There is an interesting story woven around the bangles that are worn during weddings. It is said that the smallest size of bangles possible are worn by the brides using soap and water to slide them on to the wrist.  The smaller the bangles, the longer they lasts. It is also believed that the honeymoon continues till the bangles are broken!

Bangles play an important role also during ‘seemantha’, after which the pregnant women is sent to her parent’s place for the delivery of her first child. The woman is decked up with dozens of bangles given by every woman in the family, neighbours and friends, who wish her luck.If a married woman meets her untimely end, she is also given farewell with the glass bangles. Broken bangles are considered unlucky and are made to discard them immediately.
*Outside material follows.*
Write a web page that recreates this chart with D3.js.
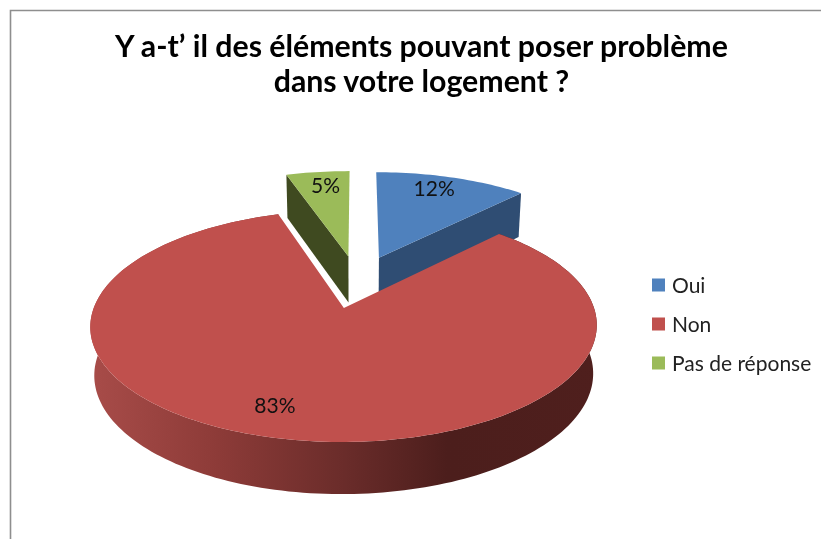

There was a time when men selling glass bangles were in great demand among womenfolk, but they have vanished and now every nook and corner of the area has a fancy store selling a variety of bangles under one roof. Slowly, the transformation has begun as today’s women who often multi-task find it difficult to wear glass bangles everyday. They have switched on to bangles made of fibre, metals and ferrous coated oxidised silver bangles which are trendy and last for long. College-going girls opt for trendy bracelets and men too find it ‘masculine’ to wear a thick gold kada, which is now replaced with thick bracelets or copper kadas depending on their age and profession.

Whatever the changes are, the attraction of these old age glass bangles has not diminished. This can be proved with one look at the markets and nearby fancy stores during Gowri/Ganesha and Deepavali festivals. Women still go ga ga over these colourful cylindrical wonders.Abdul Gafoor, who is in the trade of selling bangles from the past 75 years across three generations said recalled those moments in 1970’s when bangle sellers were treated with much respect and bangles were given the place of goddess Lakshmi. The women used to seek the blessings of the ‘balegara’ to be ‘suhagan’ till their death. Later, glass bangles lost their demand from 1985 to 95 as metal bangles like oxidised and others gained popularity. But from the past five years glass bangles have again regained their place, thanks to the television serials, he adds with a beaming smile. Recalling those days when the plain glass bangles that were sold at 60 paise per dozen, it was slowly increased to Rs 1.60 per dozen. Now there are bangles that are sold from Rs 900 to Rs 9,000, which includes wedding set with lovely stone work. The marvaris who were used to Kangans are also now inclined towards matching glass bangles, and the business is extremely good.